**** Data excerpt ****

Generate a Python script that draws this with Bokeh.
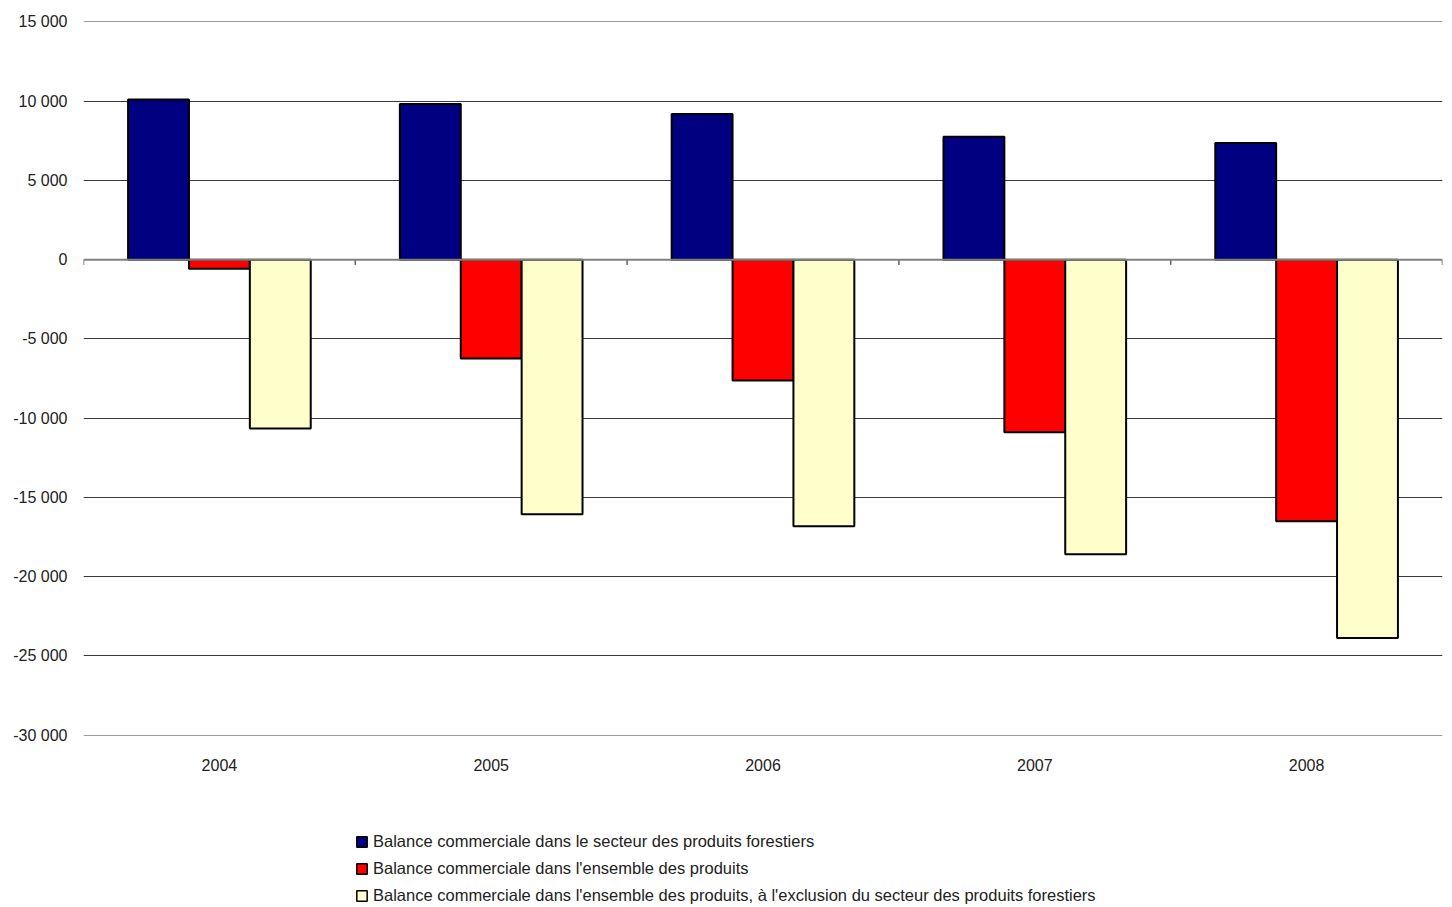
from bokeh.plotting import figure
from bokeh.layouts import column
from bokeh.models import (ColumnDataSource, FixedTicker, LinearAxis, Legend, LegendItem,
                          Range1d, Span)
from bokeh.embed import file_html
from bokeh.resources import INLINE

years = ["2004", "2005", "2006", "2007", "2008"]
foret = [10100, 9830, 9200, 7750, 7370]
ensemble = [-570, -6240, -7620, -10900, -16510]
hors_foret = [-10650, -16070, -16820, -18590, -23880]
series_names = [
    "Balance commerciale dans le secteur des produits forestiers",
    "Balance commerciale dans l'ensemble des produits",
    "Balance commerciale dans l'ensemble des produits, à l'exclusion du secteur des produits forestiers",
]
colors = ["#000080", "#FF0000", "#FFFFCC"]
y_ticks = [-30000, -25000, -20000, -15000, -10000, -5000, 0, 5000, 10000, 15000]

FONT = "Liberation Sans"
W = 1444

p = figure(width=W, height=790, output_backend="svg", toolbar_location=None,
           x_range=Range1d(0, 5), y_range=Range1d(-30030, 15030), x_axis_location=None,
           min_border_left=83, min_border_top=21, min_border_right=2, min_border_bottom=55)
p.outline_line_color = None
p.xgrid.visible = False

centers = [i + 0.5 for i in range(len(years))]
bw = 0.224
offsets = [-bw, 0.0, bw]
all_vals = [foret, ensemble, hors_foret]
for vals, off, col in zip(all_vals, offsets, colors):
    src = ColumnDataSource(dict(x=[c + off for c in centers], top=vals))
    p.vbar(x="x", top="top", bottom=0, width=bw, source=src, fill_color=col,
           line_color="black", line_width=2)

# y axis styling
p.yaxis.ticker = FixedTicker(ticks=y_ticks)
p.yaxis.major_label_overrides = {t: f"{t:,}".replace(",", " ") for t in y_ticks}
p.yaxis.axis_line_color = None
p.yaxis.major_tick_line_color = None
p.yaxis.minor_tick_line_color = None
p.yaxis.major_label_standoff = 10
p.yaxis.major_label_text_font = FONT
p.yaxis.major_label_text_font_size = "16px"
p.yaxis.major_label_text_color = "#222222"
p.ygrid.ticker = FixedTicker(ticks=[t for t in y_ticks if t != 0])
p.ygrid.grid_line_color = "#3a3a3a"
p.ygrid.grid_line_width = 1

# zero line with category boundary ticks
p.add_layout(Span(location=0, dimension="width", line_color="#808080", line_width=2))
bounds = list(range(len(years) + 1))
p.segment(x0=bounds, y0=[0] * len(bounds), x1=bounds, y1=[-330] * len(bounds),
          line_color="#606060", line_width=1.5)

# year labels at the bottom
xa = LinearAxis(ticker=FixedTicker(ticks=centers),
                major_label_overrides={c: y for c, y in zip(centers, years)})
xa.axis_line_color = None
xa.major_tick_line_color = None
xa.minor_tick_line_color = None
xa.major_label_standoff = 17
xa.major_label_text_font = FONT
xa.major_label_text_font_size = "16px"
xa.major_label_text_color = "#222222"
p.add_layout(xa, "below")

# legend in its own strip below the chart (its renderers are hidden)
lf = figure(width=W, height=115, output_backend="svg", toolbar_location=None,
            x_range=Range1d(0, 5), y_range=Range1d(-30030, 15030),
            x_axis_location=None, y_axis_location=None,
            min_border_left=0, min_border_right=0, min_border_top=0, min_border_bottom=0)
lf.outline_line_color = None
lf.grid.visible = False
items = []
for name, vals, col in zip(series_names, all_vals, colors):
    r = lf.vbar(x=centers, top=vals, width=bw, fill_color=col, line_color="black",
                line_width=1.5, visible=False)
    items.append(LegendItem(label=name, renderers=[r]))

legend = Legend(items=items, location=(272, 0), orientation="vertical")
legend.border_line_color = None
legend.background_fill_alpha = 0
legend.inactive_fill_alpha = 0
legend.padding = 0
legend.margin = 0
legend.spacing = 7
legend.label_height = 20
legend.glyph_height = 13
legend.glyph_width = 13
legend.label_standoff = 5
legend.label_text_font = FONT
legend.label_text_font_size = "16.5px"
legend.label_text_color = "#222222"
lf.add_layout(legend, "center")

layout = column(p, lf, spacing=0)
open("out.html", "w").write(file_html(layout, INLINE))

****

The task: Write out again exactly the lines from the start of the data above through the line containing "from bokeh.resources import INLINE", inclusive, excluding any pictures.

Written reply:
Generate a Python script that draws this with Bokeh.
from bokeh.plotting import figure
from bokeh.layouts import column
from bokeh.models import (ColumnDataSource, FixedTicker, LinearAxis, Legend, LegendItem,
                          Range1d, Span)
from bokeh.embed import file_html
from bokeh.resources import INLINE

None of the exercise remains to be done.